### What is being asked
Quote the listing below in its entirety.

▶

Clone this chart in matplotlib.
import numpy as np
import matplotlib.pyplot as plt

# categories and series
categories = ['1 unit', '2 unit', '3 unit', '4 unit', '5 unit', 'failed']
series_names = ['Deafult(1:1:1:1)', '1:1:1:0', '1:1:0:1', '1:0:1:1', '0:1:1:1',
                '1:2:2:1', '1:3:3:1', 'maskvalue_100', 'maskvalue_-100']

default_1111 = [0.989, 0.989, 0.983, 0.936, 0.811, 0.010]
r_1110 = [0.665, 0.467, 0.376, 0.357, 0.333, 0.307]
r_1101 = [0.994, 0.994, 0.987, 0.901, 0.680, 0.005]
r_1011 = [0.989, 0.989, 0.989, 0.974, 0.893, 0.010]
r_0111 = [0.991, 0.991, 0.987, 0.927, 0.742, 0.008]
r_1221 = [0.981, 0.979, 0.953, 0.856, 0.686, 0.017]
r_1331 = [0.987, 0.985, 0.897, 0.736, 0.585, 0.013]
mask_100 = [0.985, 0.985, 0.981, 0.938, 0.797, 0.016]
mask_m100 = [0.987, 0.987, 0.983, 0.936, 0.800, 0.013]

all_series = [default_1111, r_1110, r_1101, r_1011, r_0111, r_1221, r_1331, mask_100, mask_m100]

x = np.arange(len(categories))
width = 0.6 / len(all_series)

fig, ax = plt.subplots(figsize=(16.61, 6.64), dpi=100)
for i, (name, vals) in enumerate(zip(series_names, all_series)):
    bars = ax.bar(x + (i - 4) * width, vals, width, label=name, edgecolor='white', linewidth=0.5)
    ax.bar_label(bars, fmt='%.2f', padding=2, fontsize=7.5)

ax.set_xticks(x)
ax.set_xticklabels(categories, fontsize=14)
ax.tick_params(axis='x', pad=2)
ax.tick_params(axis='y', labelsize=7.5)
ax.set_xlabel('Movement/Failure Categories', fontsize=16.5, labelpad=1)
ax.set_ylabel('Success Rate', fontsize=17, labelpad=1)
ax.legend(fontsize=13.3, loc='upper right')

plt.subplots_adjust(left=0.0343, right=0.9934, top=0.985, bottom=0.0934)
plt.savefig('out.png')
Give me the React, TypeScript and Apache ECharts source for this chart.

◀

### The completed task
Clone this chart in matplotlib.
import numpy as np
import matplotlib.pyplot as plt

# categories and series
categories = ['1 unit', '2 unit', '3 unit', '4 unit', '5 unit', 'failed']
series_names = ['Deafult(1:1:1:1)', '1:1:1:0', '1:1:0:1', '1:0:1:1', '0:1:1:1',
                '1:2:2:1', '1:3:3:1', 'maskvalue_100', 'maskvalue_-100']

default_1111 = [0.989, 0.989, 0.983, 0.936, 0.811, 0.010]
r_1110 = [0.665, 0.467, 0.376, 0.357, 0.333, 0.307]
r_1101 = [0.994, 0.994, 0.987, 0.901, 0.680, 0.005]
r_1011 = [0.989, 0.989, 0.989, 0.974, 0.893, 0.010]
r_0111 = [0.991, 0.991, 0.987, 0.927, 0.742, 0.008]
r_1221 = [0.981, 0.979, 0.953, 0.856, 0.686, 0.017]
r_1331 = [0.987, 0.985, 0.897, 0.736, 0.585, 0.013]
mask_100 = [0.985, 0.985, 0.981, 0.938, 0.797, 0.016]
mask_m100 = [0.987, 0.987, 0.983, 0.936, 0.800, 0.013]

all_series = [default_1111, r_1110, r_1101, r_1011, r_0111, r_1221, r_1331, mask_100, mask_m100]

x = np.arange(len(categories))
width = 0.6 / len(all_series)

fig, ax = plt.subplots(figsize=(16.61, 6.64), dpi=100)
for i, (name, vals) in enumerate(zip(series_names, all_series)):
    bars = ax.bar(x + (i - 4) * width, vals, width, label=name, edgecolor='white', linewidth=0.5)
    ax.bar_label(bars, fmt='%.2f', padding=2, fontsize=7.5)

ax.set_xticks(x)
ax.set_xticklabels(categories, fontsize=14)
ax.tick_params(axis='x', pad=2)
ax.tick_params(axis='y', labelsize=7.5)
ax.set_xlabel('Movement/Failure Categories', fontsize=16.5, labelpad=1)
ax.set_ylabel('Success Rate', fontsize=17, labelpad=1)
ax.legend(fontsize=13.3, loc='upper right')

plt.subplots_adjust(left=0.0343, right=0.9934, top=0.985, bottom=0.0934)
plt.savefig('out.png')
Give me the React, TypeScript and Apache ECharts source for this chart.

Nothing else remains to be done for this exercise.